Since Pleco is only for mobile devices, you need a desktop dictionary. And MDBG is the best one out there.
- Really good wildcard support. Like look for *铁* for all words and phrases with that character in it
- Sample sentences, via another website “Jukuu”. They’re nowhere near as good as the ones in Pleco, and often seem machine-translated, but it’s a start
- Easy viewing of traditional/simplified characters, plus Cantonese pronunciation
It also has a really large number of idioms and sayings. Try looking for the word “idiom” in there — it will return you hundreds, it’s amazing. Chinese is really rich in idioms, so learn a few.
Zhongwen: Pop-over Chinese Dictionary
A pop-up dictionary makes reading Chinese on the web a breeze.
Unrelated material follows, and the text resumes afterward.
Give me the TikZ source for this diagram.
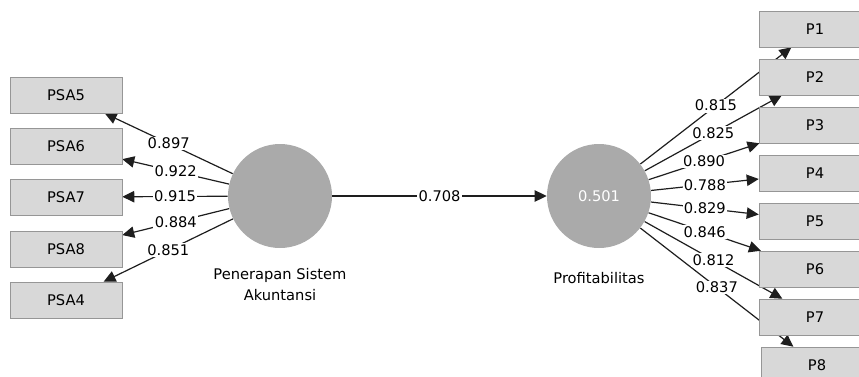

Once you’ve learned a bit of Chinese, reading it online becomes a quick way of learning new words or reinforcing vocabulary. But if you need a quick reminder about anything, a pop-up dictionary is the best way.
This is a Chrome extension, but similar ones exist for other browsers.
And… any good textbook (that your teacher tells you to get)
I don’t have a good textbook recommendation. Why? Because every teacher has different suggestions, and Chinese is best learned with a teacher.
I don’t recommend self-learning Chinese. You might be able to do it. But even though it was my sixth language and I’m someone who’s “good at languages”, I found my pace of learning quadrupled with the right teacher.
For this reason, unlike for other languages, I don’t recommend using something like Colloquial or the Teach Yourself series. It might work as a supplement, but it’ll be hard to use it alone.
There are many, many texts for Chinese, which can teach you any number of things including
- Learning to read the news
- Developing your listening comprehension
- Normal everyday dialogue
- Business-focused conversations
- Poetry and history
Really any text is fine. Just find the right teacher, tell them about your interests, and they’ll take care of you.